Let X, Y, Z be random variables forming a Markov chain X → Y → Z, meaning that Z is conditionally independent of X given Y: P(Z|Y,X) = P(Z|Y). The data processing inequality states:

I(X;Z) ≤ I(X;Y)

where I(·;·) denotes mutual information. A stronger form applies to relative entropy: for any two distributions P and Q on X, and any Markov kernel P(Y|X), the Kullback-Leibler divergence satisfies D(P(Y)||Q(Y)) ≤ D(P(X)||Q(X)). Processing reduces the distinguishability of distributions.

The Proof and Its Intuition

The proof relies on the chain rule for mutual information: I(X;Y,Z) = I(X;Z) + I(X;Y|Z) = I(X;Y) + I(X;Z|Y). Since X and Z are conditionally independent given Y, I(X;Z|Y) = 0. Therefore I(X;Z) = I(X;Y) - I(X;Y|Z). Since conditional mutual information is non-negative, I(X;Z) ≤ I(X;Y).
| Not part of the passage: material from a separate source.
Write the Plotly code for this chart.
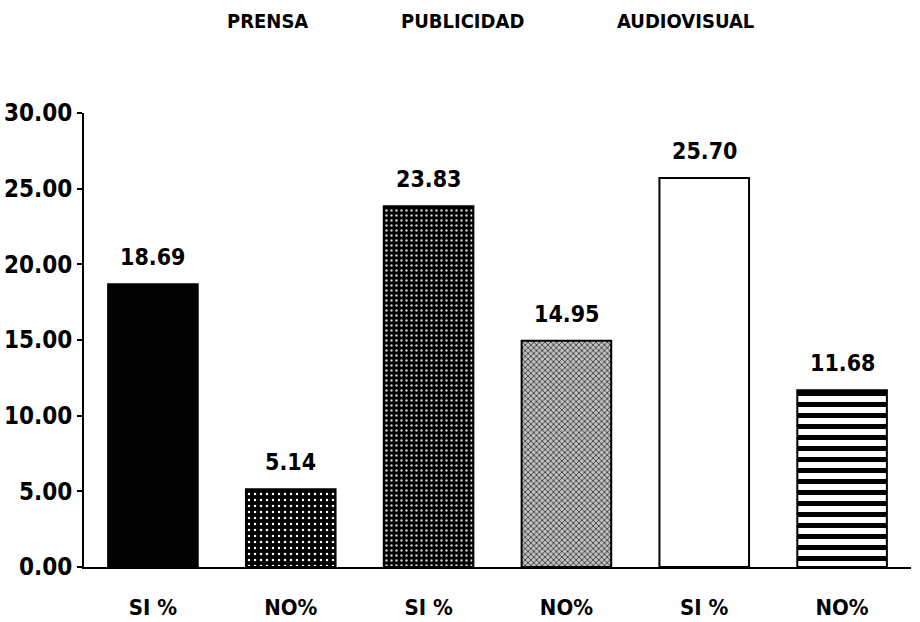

The intuition is that Y is a "processed" version of X, and Z is a further processing of Y. Each processing stage can only preserve or destroy information; it cannot create new information about X that was not already present in Y. This is why the inequality is called the data processing inequality: it formalizes the impossibility of information alchemy.

Implications

The data processing inequality is the mathematical foundation of the Good Regulator theorem. Conant and Ashby's proof uses the inequality to show that a regulator must contain as much information about disturbances as the system would otherwise transmit to the essential variables. The regulator cannot create information it does not possess; it can only block the transmission of information from disturbance to essential variable.

In machine learning, the inequality explains why feature extraction cannot create information that was not present in the raw data. A neural network's hidden layers can only preserve or lose information about the target variable; they cannot invent new information. This is why data quality matters more than model complexity: a model cannot compensate for information that was never in the training data.

The inequality also underlies the information bottleneck method, which seeks to compress a representation Y of input X while preserving information about a target variable T. The bottleneck is the data processing inequality itself: you cannot compress Y without losing some information about X, and the art is to lose only the irrelevant information.

The Editor's Claim

The data processing inequality is the information-theoretic equivalent of the second law of thermodynamics, and it is treated with the same casual disrespect. Every day, data scientists claim to have "discovered" patterns in data that their preprocessing pipeline has manufactured. Every day, institutional reports claim to have "extracted insights" from data that their filtering algorithms have systematically distorted. The inequality is not a failure of technique; it is a law. And like all laws, it is most dangerous when it is ignored by those who believe they are above it.